§ The data
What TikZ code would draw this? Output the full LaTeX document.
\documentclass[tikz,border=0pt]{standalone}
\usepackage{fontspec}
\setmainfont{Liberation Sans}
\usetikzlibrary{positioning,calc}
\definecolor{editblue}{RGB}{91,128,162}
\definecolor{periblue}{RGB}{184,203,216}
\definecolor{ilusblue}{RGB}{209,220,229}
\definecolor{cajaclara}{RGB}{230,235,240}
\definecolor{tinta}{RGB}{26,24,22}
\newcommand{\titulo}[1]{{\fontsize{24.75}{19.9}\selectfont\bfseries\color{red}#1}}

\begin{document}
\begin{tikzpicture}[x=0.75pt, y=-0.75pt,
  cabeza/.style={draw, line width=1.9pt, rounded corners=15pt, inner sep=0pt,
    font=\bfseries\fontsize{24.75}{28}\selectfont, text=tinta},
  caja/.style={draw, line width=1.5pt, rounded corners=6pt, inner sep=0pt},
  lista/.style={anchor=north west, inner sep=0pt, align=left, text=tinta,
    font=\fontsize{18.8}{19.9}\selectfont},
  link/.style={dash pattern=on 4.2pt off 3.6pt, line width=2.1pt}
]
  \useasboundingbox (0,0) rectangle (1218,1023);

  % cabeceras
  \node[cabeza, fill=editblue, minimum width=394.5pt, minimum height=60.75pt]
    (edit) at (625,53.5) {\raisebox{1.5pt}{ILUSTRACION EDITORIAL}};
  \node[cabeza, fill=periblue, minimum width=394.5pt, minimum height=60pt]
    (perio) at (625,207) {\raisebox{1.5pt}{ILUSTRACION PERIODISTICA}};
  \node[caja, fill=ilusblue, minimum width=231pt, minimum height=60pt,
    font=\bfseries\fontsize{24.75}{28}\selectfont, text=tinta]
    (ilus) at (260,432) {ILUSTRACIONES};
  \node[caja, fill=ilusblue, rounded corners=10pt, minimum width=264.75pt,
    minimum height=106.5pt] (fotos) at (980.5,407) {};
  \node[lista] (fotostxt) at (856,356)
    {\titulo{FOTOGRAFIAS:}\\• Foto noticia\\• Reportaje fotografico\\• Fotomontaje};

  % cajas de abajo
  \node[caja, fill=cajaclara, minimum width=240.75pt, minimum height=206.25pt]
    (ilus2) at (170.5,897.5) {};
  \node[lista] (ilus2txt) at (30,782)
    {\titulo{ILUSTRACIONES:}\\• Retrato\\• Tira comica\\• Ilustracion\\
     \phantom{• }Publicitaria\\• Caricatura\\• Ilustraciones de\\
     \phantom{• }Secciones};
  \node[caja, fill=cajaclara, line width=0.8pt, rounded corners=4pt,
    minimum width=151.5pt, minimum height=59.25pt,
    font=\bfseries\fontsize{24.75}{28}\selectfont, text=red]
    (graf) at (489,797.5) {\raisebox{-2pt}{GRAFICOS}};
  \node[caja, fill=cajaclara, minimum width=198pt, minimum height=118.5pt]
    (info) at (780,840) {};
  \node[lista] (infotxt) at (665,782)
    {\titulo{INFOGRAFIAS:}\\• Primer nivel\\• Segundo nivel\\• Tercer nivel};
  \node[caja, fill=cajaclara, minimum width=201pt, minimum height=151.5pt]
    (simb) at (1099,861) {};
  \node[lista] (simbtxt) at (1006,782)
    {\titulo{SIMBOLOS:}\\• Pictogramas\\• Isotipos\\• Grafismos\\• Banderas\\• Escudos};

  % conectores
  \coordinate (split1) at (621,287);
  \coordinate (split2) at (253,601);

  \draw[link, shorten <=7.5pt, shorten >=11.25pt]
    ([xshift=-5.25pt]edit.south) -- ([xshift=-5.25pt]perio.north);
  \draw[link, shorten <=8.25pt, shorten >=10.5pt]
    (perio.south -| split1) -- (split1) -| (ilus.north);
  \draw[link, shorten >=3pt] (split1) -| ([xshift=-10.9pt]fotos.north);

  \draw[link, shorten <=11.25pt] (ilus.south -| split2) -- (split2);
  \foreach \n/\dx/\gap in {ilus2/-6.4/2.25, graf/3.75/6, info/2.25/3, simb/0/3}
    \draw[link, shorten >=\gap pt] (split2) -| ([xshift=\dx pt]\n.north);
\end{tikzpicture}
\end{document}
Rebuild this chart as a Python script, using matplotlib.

§ Task objective
Restate every entry word for word.

§ Solution to this task
What TikZ code would draw this? Output the full LaTeX document.
\documentclass[tikz,border=0pt]{standalone}
\usepackage{fontspec}
\setmainfont{Liberation Sans}
\usetikzlibrary{positioning,calc}
\definecolor{editblue}{RGB}{91,128,162}
\definecolor{periblue}{RGB}{184,203,216}
\definecolor{ilusblue}{RGB}{209,220,229}
\definecolor{cajaclara}{RGB}{230,235,240}
\definecolor{tinta}{RGB}{26,24,22}
\newcommand{\titulo}[1]{{\fontsize{24.75}{19.9}\selectfont\bfseries\color{red}#1}}

\begin{document}
\begin{tikzpicture}[x=0.75pt, y=-0.75pt,
  cabeza/.style={draw, line width=1.9pt, rounded corners=15pt, inner sep=0pt,
    font=\bfseries\fontsize{24.75}{28}\selectfont, text=tinta},
  caja/.style={draw, line width=1.5pt, rounded corners=6pt, inner sep=0pt},
  lista/.style={anchor=north west, inner sep=0pt, align=left, text=tinta,
    font=\fontsize{18.8}{19.9}\selectfont},
  link/.style={dash pattern=on 4.2pt off 3.6pt, line width=2.1pt}
]
  \useasboundingbox (0,0) rectangle (1218,1023);

  % cabeceras
  \node[cabeza, fill=editblue, minimum width=394.5pt, minimum height=60.75pt]
    (edit) at (625,53.5) {\raisebox{1.5pt}{ILUSTRACION EDITORIAL}};
  \node[cabeza, fill=periblue, minimum width=394.5pt, minimum height=60pt]
    (perio) at (625,207) {\raisebox{1.5pt}{ILUSTRACION PERIODISTICA}};
  \node[caja, fill=ilusblue, minimum width=231pt, minimum height=60pt,
    font=\bfseries\fontsize{24.75}{28}\selectfont, text=tinta]
    (ilus) at (260,432) {ILUSTRACIONES};
  \node[caja, fill=ilusblue, rounded corners=10pt, minimum width=264.75pt,
    minimum height=106.5pt] (fotos) at (980.5,407) {};
  \node[lista] (fotostxt) at (856,356)
    {\titulo{FOTOGRAFIAS:}\\• Foto noticia\\• Reportaje fotografico\\• Fotomontaje};

  % cajas de abajo
  \node[caja, fill=cajaclara, minimum width=240.75pt, minimum height=206.25pt]
    (ilus2) at (170.5,897.5) {};
  \node[lista] (ilus2txt) at (30,782)
    {\titulo{ILUSTRACIONES:}\\• Retrato\\• Tira comica\\• Ilustracion\\
     \phantom{• }Publicitaria\\• Caricatura\\• Ilustraciones de\\
     \phantom{• }Secciones};
  \node[caja, fill=cajaclara, line width=0.8pt, rounded corners=4pt,
    minimum width=151.5pt, minimum height=59.25pt,
    font=\bfseries\fontsize{24.75}{28}\selectfont, text=red]
    (graf) at (489,797.5) {\raisebox{-2pt}{GRAFICOS}};
  \node[caja, fill=cajaclara, minimum width=198pt, minimum height=118.5pt]
    (info) at (780,840) {};
  \node[lista] (infotxt) at (665,782)
    {\titulo{INFOGRAFIAS:}\\• Primer nivel\\• Segundo nivel\\• Tercer nivel};
  \node[caja, fill=cajaclara, minimum width=201pt, minimum height=151.5pt]
    (simb) at (1099,861) {};
  \node[lista] (simbtxt) at (1006,782)
    {\titulo{SIMBOLOS:}\\• Pictogramas\\• Isotipos\\• Grafismos\\• Banderas\\• Escudos};

  % conectores
  \coordinate (split1) at (621,287);
  \coordinate (split2) at (253,601);

  \draw[link, shorten <=7.5pt, shorten >=11.25pt]
    ([xshift=-5.25pt]edit.south) -- ([xshift=-5.25pt]perio.north);
  \draw[link, shorten <=8.25pt, shorten >=10.5pt]
    (perio.south -| split1) -- (split1) -| (ilus.north);
  \draw[link, shorten >=3pt] (split1) -| ([xshift=-10.9pt]fotos.north);

  \draw[link, shorten <=11.25pt] (ilus.south -| split2) -- (split2);
  \foreach \n/\dx/\gap in {ilus2/-6.4/2.25, graf/3.75/6, info/2.25/3, simb/0/3}
    \draw[link, shorten >=\gap pt] (split2) -| ([xshift=\dx pt]\n.north);
\end{tikzpicture}
\end{document}
Rebuild this chart as a Python script, using matplotlib.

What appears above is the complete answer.